[PROBLEM TO SOLVE]
Skip pictures in the listing below; copy exactly the lines from the one with "Rebuild this chart" through the one with "fig = go.Figure()", inclusive.
___ ENTRIES PROVIDED ___
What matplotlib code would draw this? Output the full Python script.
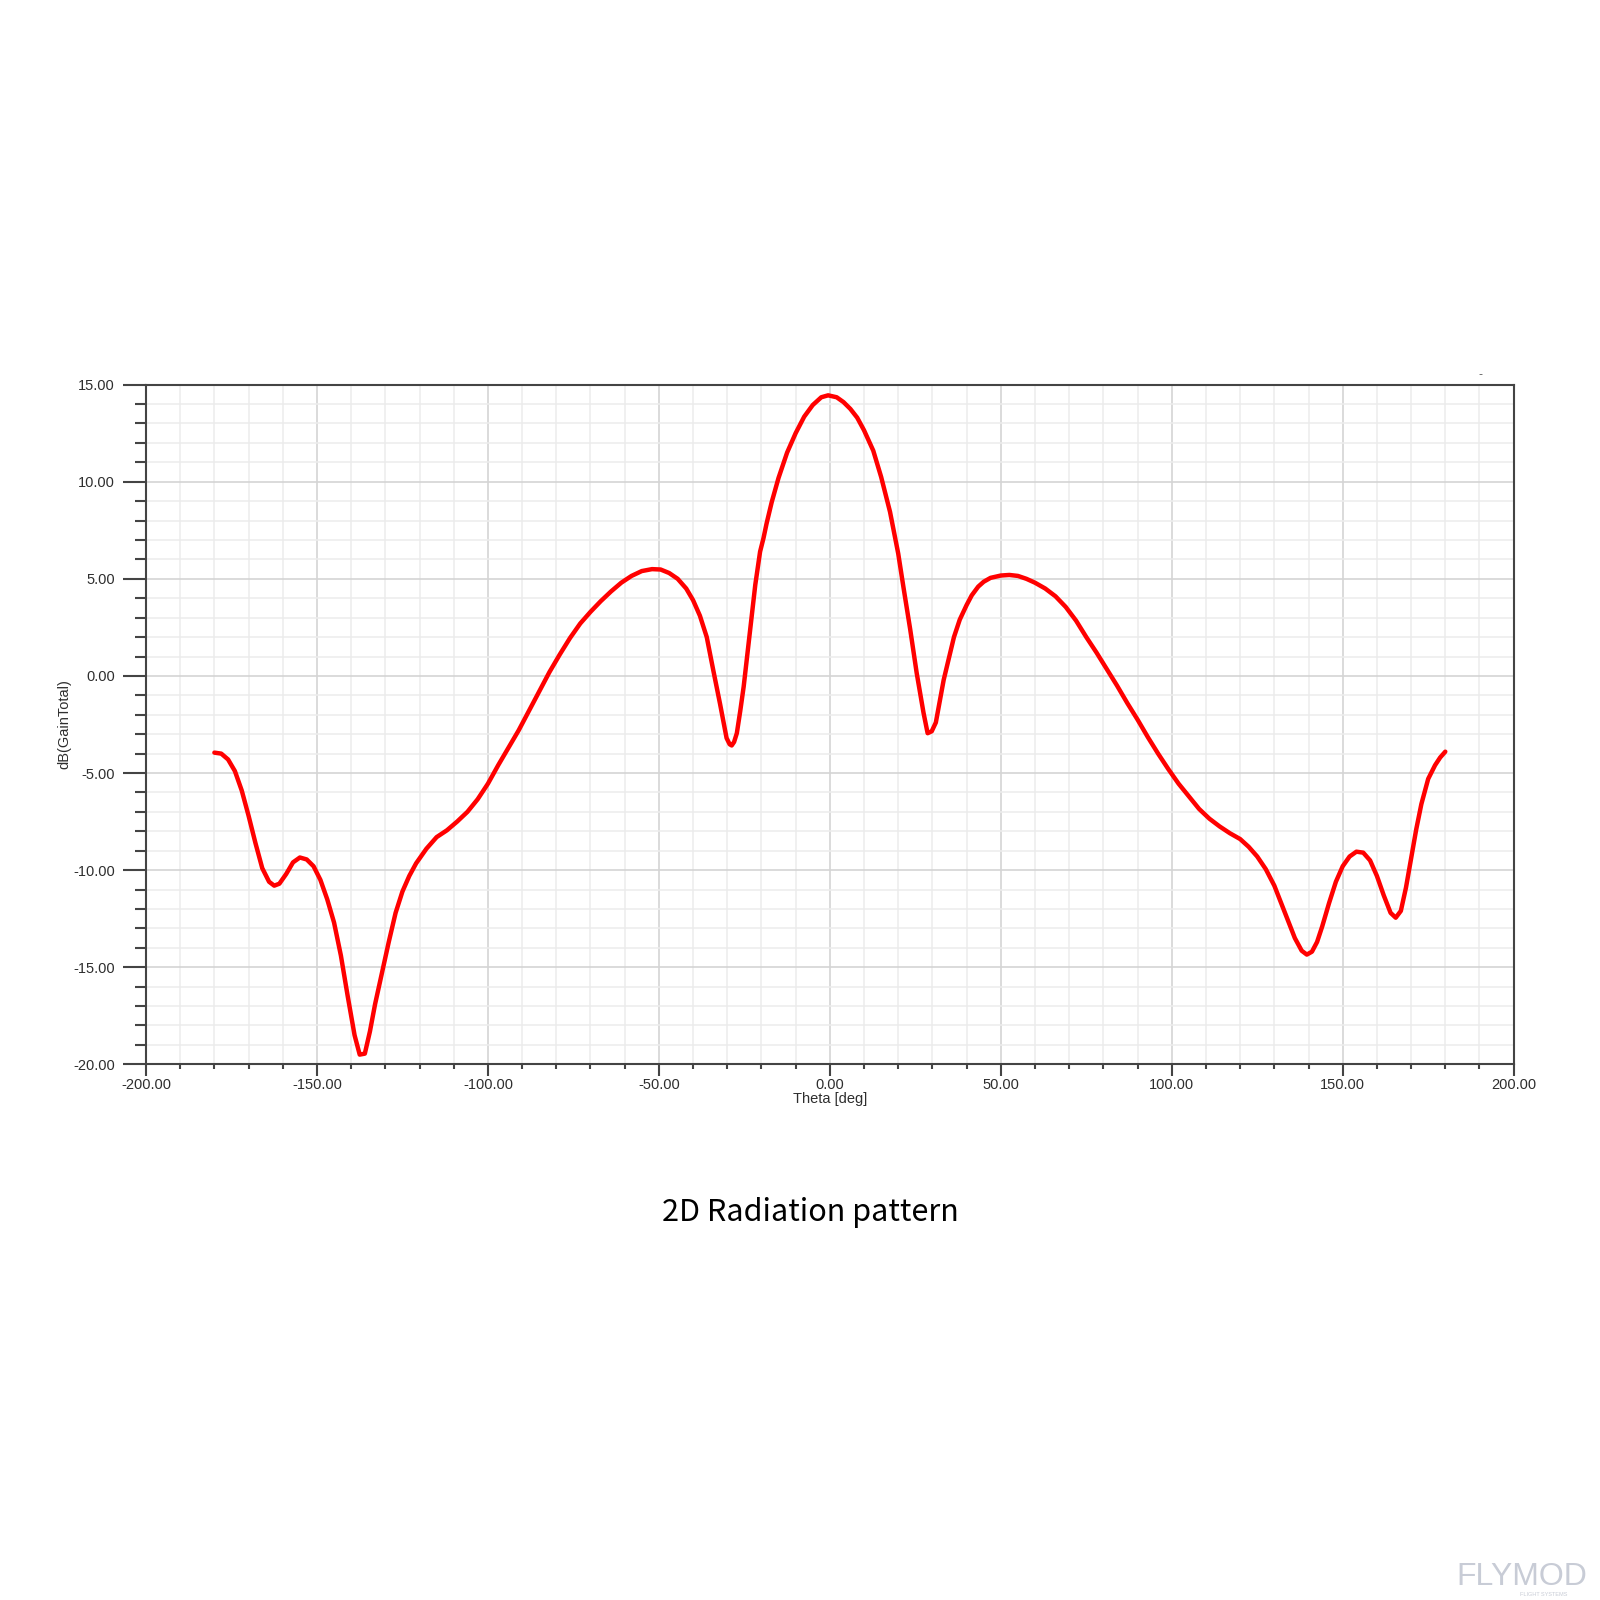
___
___ ENTRIES PROVIDED ___
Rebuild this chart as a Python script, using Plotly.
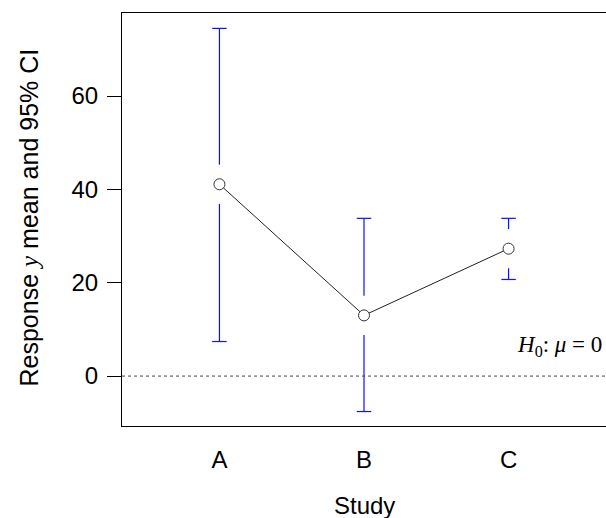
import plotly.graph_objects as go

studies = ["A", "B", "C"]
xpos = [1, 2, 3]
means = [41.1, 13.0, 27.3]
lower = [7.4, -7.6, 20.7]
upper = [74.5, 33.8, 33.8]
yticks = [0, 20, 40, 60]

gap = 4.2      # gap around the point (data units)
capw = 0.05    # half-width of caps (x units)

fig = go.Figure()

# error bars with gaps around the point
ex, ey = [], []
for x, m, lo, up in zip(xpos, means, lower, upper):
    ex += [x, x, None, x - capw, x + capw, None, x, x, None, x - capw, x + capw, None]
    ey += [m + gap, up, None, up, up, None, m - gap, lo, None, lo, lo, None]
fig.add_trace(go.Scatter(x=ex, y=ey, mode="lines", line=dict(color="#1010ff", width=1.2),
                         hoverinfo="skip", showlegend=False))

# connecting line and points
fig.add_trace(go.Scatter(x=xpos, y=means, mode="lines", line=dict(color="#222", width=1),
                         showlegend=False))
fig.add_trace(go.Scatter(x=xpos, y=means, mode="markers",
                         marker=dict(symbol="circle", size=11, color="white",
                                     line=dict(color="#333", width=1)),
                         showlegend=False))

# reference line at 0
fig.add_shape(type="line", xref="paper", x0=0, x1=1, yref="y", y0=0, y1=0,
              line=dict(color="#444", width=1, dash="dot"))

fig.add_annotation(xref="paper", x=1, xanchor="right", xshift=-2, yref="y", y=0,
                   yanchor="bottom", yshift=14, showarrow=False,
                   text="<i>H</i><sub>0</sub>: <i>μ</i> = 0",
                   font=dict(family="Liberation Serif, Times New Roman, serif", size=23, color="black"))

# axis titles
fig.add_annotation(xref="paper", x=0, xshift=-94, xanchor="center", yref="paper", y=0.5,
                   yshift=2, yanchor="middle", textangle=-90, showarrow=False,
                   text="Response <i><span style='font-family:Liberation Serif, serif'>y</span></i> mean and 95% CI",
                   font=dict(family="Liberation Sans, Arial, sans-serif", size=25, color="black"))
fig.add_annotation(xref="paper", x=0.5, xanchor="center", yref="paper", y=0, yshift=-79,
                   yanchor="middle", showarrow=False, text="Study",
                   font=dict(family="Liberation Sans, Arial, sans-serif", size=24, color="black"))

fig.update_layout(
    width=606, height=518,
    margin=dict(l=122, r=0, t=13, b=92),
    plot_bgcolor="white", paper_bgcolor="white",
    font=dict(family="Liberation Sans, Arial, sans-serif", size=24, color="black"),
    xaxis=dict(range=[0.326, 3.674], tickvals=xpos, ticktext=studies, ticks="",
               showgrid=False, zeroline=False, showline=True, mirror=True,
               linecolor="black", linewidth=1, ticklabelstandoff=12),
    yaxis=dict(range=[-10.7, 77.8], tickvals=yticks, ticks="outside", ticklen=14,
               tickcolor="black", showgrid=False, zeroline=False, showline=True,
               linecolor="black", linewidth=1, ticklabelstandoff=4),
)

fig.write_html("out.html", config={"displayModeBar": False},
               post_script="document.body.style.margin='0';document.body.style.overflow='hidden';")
___
___ ENTRIES PROVIDED ___
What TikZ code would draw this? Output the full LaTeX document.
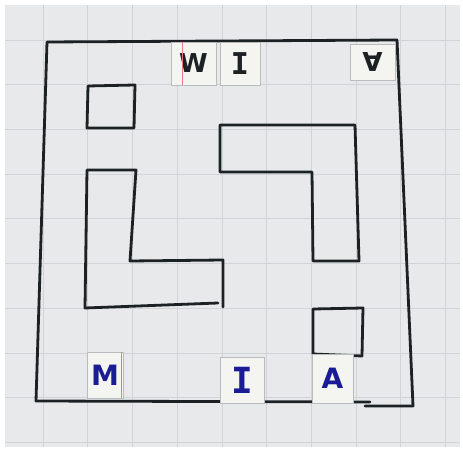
___
[FINAL ANSWER]
Rebuild this chart as a Python script, using Plotly.
import plotly.graph_objects as go

studies = ["A", "B", "C"]
xpos = [1, 2, 3]
means = [41.1, 13.0, 27.3]
lower = [7.4, -7.6, 20.7]
upper = [74.5, 33.8, 33.8]
yticks = [0, 20, 40, 60]

gap = 4.2      # gap around the point (data units)
capw = 0.05    # half-width of caps (x units)

fig = go.Figure()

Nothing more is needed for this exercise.